Het nadeel aan de focus op manieren om van GBS af te komen, is dat het ondermijnend kan zijn. Sara Wickham quote in haar boek een vroedvrouw die dat als volgt verwoordt (vrij vertaald): ‘Wat je ook doet om de aanwezigheid van GBS te verminderen of de vaginale flora te ‘verbeteren’, de moeder krijgt de boodschap dat haar lichaam niet goed genoeg is voor de baby.’

In het artikel worden alle manieren uitgebreid toegelicht. De meeste manieren zijn niet bewezen en kunnen wel nadelen hebben.

  • Chloorhexidine
  • Colloïdaal zilver
  • Knoflook
  • Kruiden
  • Homeopathie
  • Moedermelk (vaginaal inbrengen)
  • Probiotica, lees ook het blog van Sara Wickham
  • Vaccinatie: is nog niet op de markt, maar wordt wel onderzocht. Lastig is dat de onderzoeken die momenteel te vinden zijn, gefinancierd zijn door grote bedrijven die baat hebben bij het ontwikkelen van vaccins zoals Pfizer en de Bill Gates Foundation.
  • Vaginaal progesteron
  • Zink

Zijn er andere manieren om de kans op EOGBS te verkleinen?

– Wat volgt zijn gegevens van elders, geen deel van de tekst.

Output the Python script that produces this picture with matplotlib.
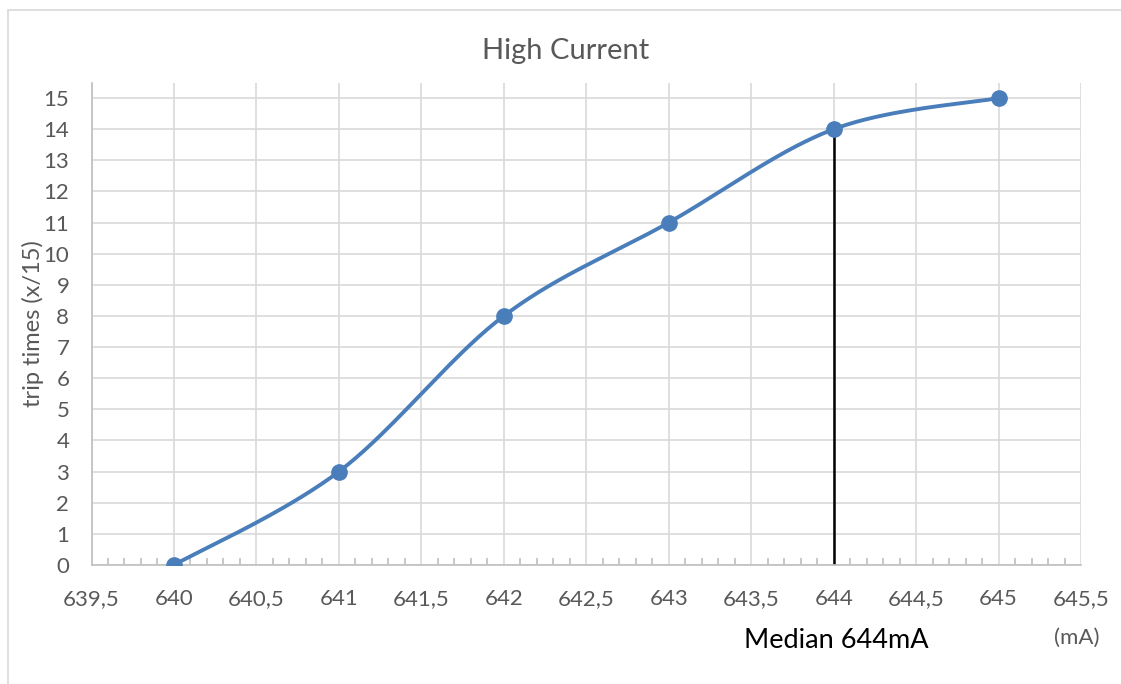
import numpy as np
import matplotlib
matplotlib.use("Agg")
import matplotlib.pyplot as plt
from matplotlib.patches import Rectangle
from matplotlib.ticker import MultipleLocator, FuncFormatter

# trip counts (out of 15) per test current
current_ma = [640, 641, 642, 643, 644, 645]
trips = [0, 3, 8, 11, 14, 15]
median_ma = 644
median_trips = 14

plt.rcParams['font.family'] = ['Lato', 'DejaVu Sans']
grey = '#595959'
blue = '#4a7ebb'


def smooth(x, y, n=40):
    # Catmull-Rom style bezier, like a spreadsheet "smoothed line"
    x = np.asarray(x, float)
    y = np.asarray(y, float)
    px = np.concatenate([[x[0]], x, [x[-1]]])
    py = np.concatenate([[y[0]], y, [y[-1]]])
    xs, ys = [], []
    t = np.linspace(0, 1, n)
    for i in range(1, len(px) - 2):
        p0 = np.array([px[i], py[i]])
        p3 = np.array([px[i + 1], py[i + 1]])
        c1 = p0 + (np.array([px[i + 1], py[i + 1]]) - np.array([px[i - 1], py[i - 1]])) / 6
        c2 = p3 - (np.array([px[i + 2], py[i + 2]]) - np.array([px[i], py[i]])) / 6
        b = ((1 - t) ** 3)[:, None] * p0 + (3 * (1 - t) ** 2 * t)[:, None] * c1 \
            + (3 * (1 - t) * t ** 2)[:, None] * c2 + (t ** 3)[:, None] * p3
        xs.extend(b[:, 0])
        ys.extend(b[:, 1])
    return np.array(xs), np.array(ys)


fig = plt.figure(figsize=(11.21, 6.84), dpi=100)
ax = fig.add_axes([91.5 / 1121, (684 - 565) / 684, (1081 - 91.5) / 1121, (565 - 82.5) / 684])

# chart frame
fig.patches.append(Rectangle((8 / 1121, -0.1), 1.2, (684 - 10) / 684 + 0.1,
                             transform=fig.transFigure, fill=False,
                             edgecolor='#d9d9d9', linewidth=1.2))

sx, sy = smooth(current_ma, trips)
ax.plot(sx, sy, color=blue, linewidth=2.8, zorder=3, solid_capstyle='round')
ax.plot(current_ma, trips, 'o', color=blue, markersize=11, zorder=4)
ax.plot([median_ma, median_ma], [0, median_trips], color='black', linewidth=1.8, zorder=2)

ax.set_xlim(639.5, 645.5)
ax.set_ylim(0, 15.5)
ax.xaxis.set_major_locator(MultipleLocator(0.5))
ax.xaxis.set_minor_locator(MultipleLocator(0.1))
ax.set_yticks(range(0, 16))
ax.xaxis.set_major_formatter(FuncFormatter(lambda v, p: ('%g' % v).replace('.', ',')))

ax.grid(True, which='major', color='#d9d9d9', linewidth=1.2, zorder=0)
ax.set_axisbelow(True)
for s in ['top', 'right']:
    ax.spines[s].set_visible(False)
for s in ['left', 'bottom']:
    ax.spines[s].set_color('#bfbfbf')
    ax.spines[s].set_linewidth(1.2)

ax.tick_params(axis='both', which='major', length=0, labelsize=16, labelcolor=grey)
ax.tick_params(axis='x', which='major', pad=17)
ax.tick_params(axis='y', which='major', pad=16)
ax.tick_params(axis='x', which='minor', direction='in', length=5, color='#bfbfbf', width=1.2)

ax.set_ylabel('trip times (x/15)', fontsize=17, color=grey, labelpad=0)
fig.text(566 / 1121, 1 - 51 / 684, 'High Current', fontsize=21, color=grey, ha='center', va='center')
fig.text(836 / 1121, 1 - 640 / 684, 'Median 644mA', fontsize=19.5, color='black', ha='center', va='center')
fig.text(1077 / 1121, 1 - 638 / 684, '(mA)', fontsize=16, color=grey, ha='center', va='center')

fig.savefig('out.png', dpi=100)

In het artikel worden de verschillende manieren uitgebreid toegelicht:

  • Badbevalling: er is geen contra-indicatie voor een badbevalling bij een positieve kweek op GBS.
  • Billirubine speelt een rol in het beschermen tegen een heftige infectie. Dit is niet iets wat we kunnen beïnvloeden, maar laat wel zien dat de fysiologie vele malen complexer is dan vaak gedacht wordt.
  • Huid-op-huid contact:
    Maakt dat baby zich veilig voelt en de aanmaak van oxytocine ondersteunt het immuunsysteem.
    Zorgt voor kolonisatie met de huidflora van de moeder.
    Brengt zo min mogelijk vreemde bacteriën bij de baby.
    Maakt dat de moeder normaal gedrag van haar baby leert kennen en zo mogelijk beter afwijkend gedrag bij een infectie herkent.
  • Moedermelk draagt op verschillende manieren bij aan het beschermen van een baby tegen infecties. Meer over de immunologie van moedermelk lees je hier.
  • Voorkomen of beperken van interventies
    Een aantal interventies zijn gerelateerd aan een hogere kans op het ontstaan van EOGBS bij de baby (correlatie, geen causaal verband): inwendig onderzoek, schedelelektrode, strippen en kunstmatig breken van de vliezen.